(Exercise prompt): Leave the pictures out, and retype all of the material exactly as written.

(Dataset excerpt):
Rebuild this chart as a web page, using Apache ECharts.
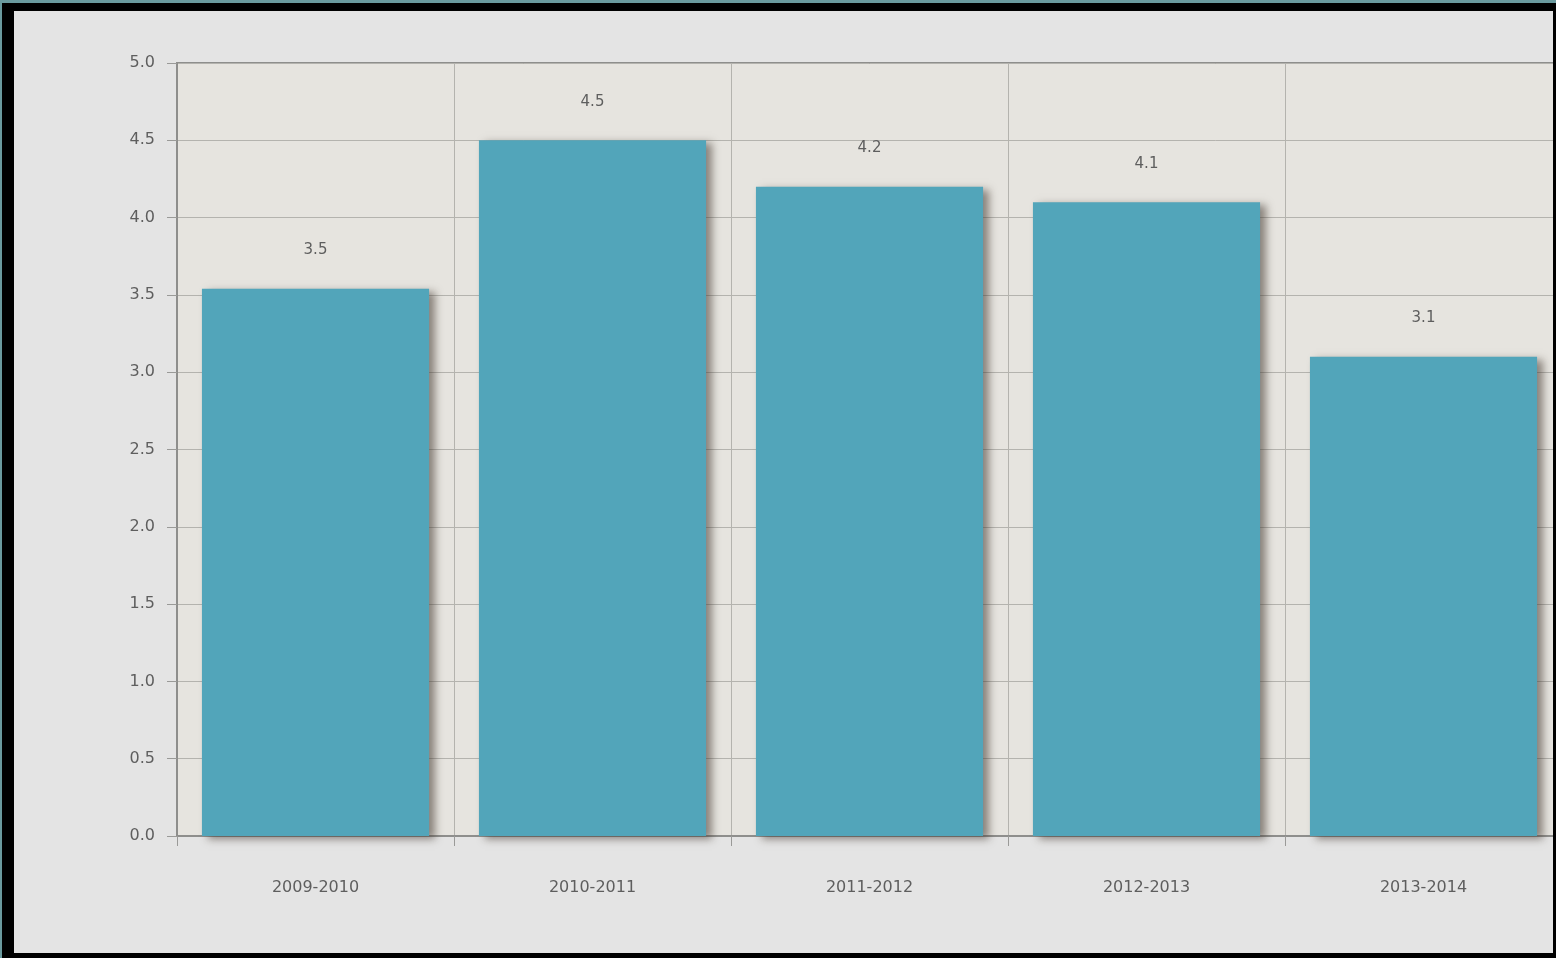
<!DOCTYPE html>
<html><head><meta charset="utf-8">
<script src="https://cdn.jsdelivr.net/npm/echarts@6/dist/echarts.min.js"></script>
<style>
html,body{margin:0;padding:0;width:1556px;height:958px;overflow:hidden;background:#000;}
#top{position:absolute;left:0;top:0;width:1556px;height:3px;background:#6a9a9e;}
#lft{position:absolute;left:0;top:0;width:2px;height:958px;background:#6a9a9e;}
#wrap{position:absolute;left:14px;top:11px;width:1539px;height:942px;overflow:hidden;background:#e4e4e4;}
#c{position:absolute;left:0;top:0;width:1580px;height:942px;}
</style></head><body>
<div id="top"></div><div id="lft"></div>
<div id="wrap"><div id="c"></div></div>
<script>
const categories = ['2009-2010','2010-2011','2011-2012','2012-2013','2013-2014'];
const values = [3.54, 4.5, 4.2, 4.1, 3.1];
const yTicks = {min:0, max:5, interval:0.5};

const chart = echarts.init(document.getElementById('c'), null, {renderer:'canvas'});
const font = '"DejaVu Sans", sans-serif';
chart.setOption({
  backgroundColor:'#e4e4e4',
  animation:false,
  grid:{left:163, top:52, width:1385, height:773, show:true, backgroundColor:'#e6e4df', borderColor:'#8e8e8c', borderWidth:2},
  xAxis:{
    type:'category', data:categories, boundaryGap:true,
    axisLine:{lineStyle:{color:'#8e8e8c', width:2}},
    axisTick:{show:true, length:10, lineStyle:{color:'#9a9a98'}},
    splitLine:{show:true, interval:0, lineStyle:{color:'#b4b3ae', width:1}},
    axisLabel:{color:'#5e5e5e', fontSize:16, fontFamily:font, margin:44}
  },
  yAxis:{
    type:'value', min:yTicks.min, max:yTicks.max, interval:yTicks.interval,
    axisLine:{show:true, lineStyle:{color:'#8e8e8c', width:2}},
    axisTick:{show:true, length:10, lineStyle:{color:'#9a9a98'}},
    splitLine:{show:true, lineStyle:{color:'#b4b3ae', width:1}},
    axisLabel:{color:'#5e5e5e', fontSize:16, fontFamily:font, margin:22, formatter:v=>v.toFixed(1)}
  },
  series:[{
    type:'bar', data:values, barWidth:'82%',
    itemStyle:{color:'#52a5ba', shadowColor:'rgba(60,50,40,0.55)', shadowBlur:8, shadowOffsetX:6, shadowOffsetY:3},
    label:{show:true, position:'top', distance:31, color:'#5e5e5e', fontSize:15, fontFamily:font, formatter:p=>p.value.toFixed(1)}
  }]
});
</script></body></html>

(Task solution):
Rebuild this chart as a web page, using Apache ECharts.
<!DOCTYPE html>
<html><head><meta charset="utf-8">
<script src="https://cdn.jsdelivr.net/npm/echarts@6/dist/echarts.min.js"></script>
<style>
html,body{margin:0;padding:0;width:1556px;height:958px;overflow:hidden;background:#000;}
#top{position:absolute;left:0;top:0;width:1556px;height:3px;background:#6a9a9e;}
#lft{position:absolute;left:0;top:0;width:2px;height:958px;background:#6a9a9e;}
#wrap{position:absolute;left:14px;top:11px;width:1539px;height:942px;overflow:hidden;background:#e4e4e4;}
#c{position:absolute;left:0;top:0;width:1580px;height:942px;}
</style></head><body>
<div id="top"></div><div id="lft"></div>
<div id="wrap"><div id="c"></div></div>
<script>
const categories = ['2009-2010','2010-2011','2011-2012','2012-2013','2013-2014'];
const values = [3.54, 4.5, 4.2, 4.1, 3.1];
const yTicks = {min:0, max:5, interval:0.5};

const chart = echarts.init(document.getElementById('c'), null, {renderer:'canvas'});
const font = '"DejaVu Sans", sans-serif';
chart.setOption({
  backgroundColor:'#e4e4e4',
  animation:false,
  grid:{left:163, top:52, width:1385, height:773, show:true, backgroundColor:'#e6e4df', borderColor:'#8e8e8c', borderWidth:2},
  xAxis:{
    type:'category', data:categories, boundaryGap:true,
    axisLine:{lineStyle:{color:'#8e8e8c', width:2}},
    axisTick:{show:true, length:10, lineStyle:{color:'#9a9a98'}},
    splitLine:{show:true, interval:0, lineStyle:{color:'#b4b3ae', width:1}},
    axisLabel:{color:'#5e5e5e', fontSize:16, fontFamily:font, margin:44}
  },
  yAxis:{
    type:'value', min:yTicks.min, max:yTicks.max, interval:yTicks.interval,
    axisLine:{show:true, lineStyle:{color:'#8e8e8c', width:2}},
    axisTick:{show:true, length:10, lineStyle:{color:'#9a9a98'}},
    splitLine:{show:true, lineStyle:{color:'#b4b3ae', width:1}},
    axisLabel:{color:'#5e5e5e', fontSize:16, fontFamily:font, margin:22, formatter:v=>v.toFixed(1)}
  },
  series:[{
    type:'bar', data:values, barWidth:'82%',
    itemStyle:{color:'#52a5ba', shadowColor:'rgba(60,50,40,0.55)', shadowBlur:8, shadowOffsetX:6, shadowOffsetY:3},
    label:{show:true, position:'top', distance:31, color:'#5e5e5e', fontSize:15, fontFamily:font, formatter:p=>p.value.toFixed(1)}
  }]
});
</script></body></html>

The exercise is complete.